If you're one of the fifty thousand people or so who reads a Superman comic this month (what remains from the old audience of millions), you'll find that the focus is on just how perfect Superman's conduct and values are, and on how much all of the minor DC Comics characters admire him. (What's interesting about the world-famous character is sacrificed in order to make him a more effective backstop to valuable DC properties like Beast Boy and Air Wave.) And there's now a heavy emphasis on Superman's "Midwestern values." You see, he's such a good person because he was raised in Kansas. And if being from the Great Plains States isn't an interesting character hook, I don't know what else could be.
The indomitable Lois Lane of my own childhood won't be infiltrating youngsters' boyhood fantasies, alas. Her publishers gave up on selling to kids long ago, or selling to anyone but a small core of hobbyists. (When I wanted to read a Superman comic, I got thirty-five cents and a posse of friends together and walked to the variety store.
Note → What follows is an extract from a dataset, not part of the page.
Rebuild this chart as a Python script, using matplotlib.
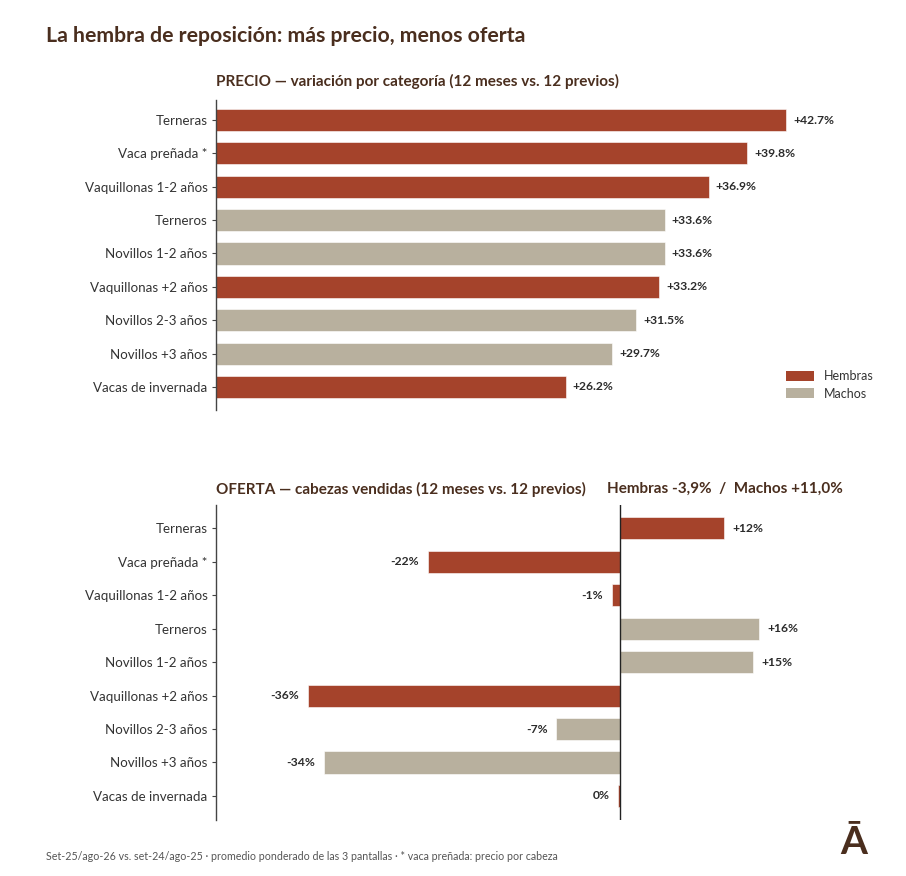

These days, Superman is sold in specialty shops, like kayaking gear.) And even so, she's no longer quite the same fearless adventurer who stealthily rearranged my expectations of what adulthood and adult relationships would be like. But the deed is done; I long ago graduated to real women, smart and confident professionals like the famous Miss Lane, and discovered that a few of them actually wanted to spend their time with the nerd in the glasses, and liked me even if I couldn't fly.
Thanks, Jerry. Thanks, Joe. And rest in peace, Joan.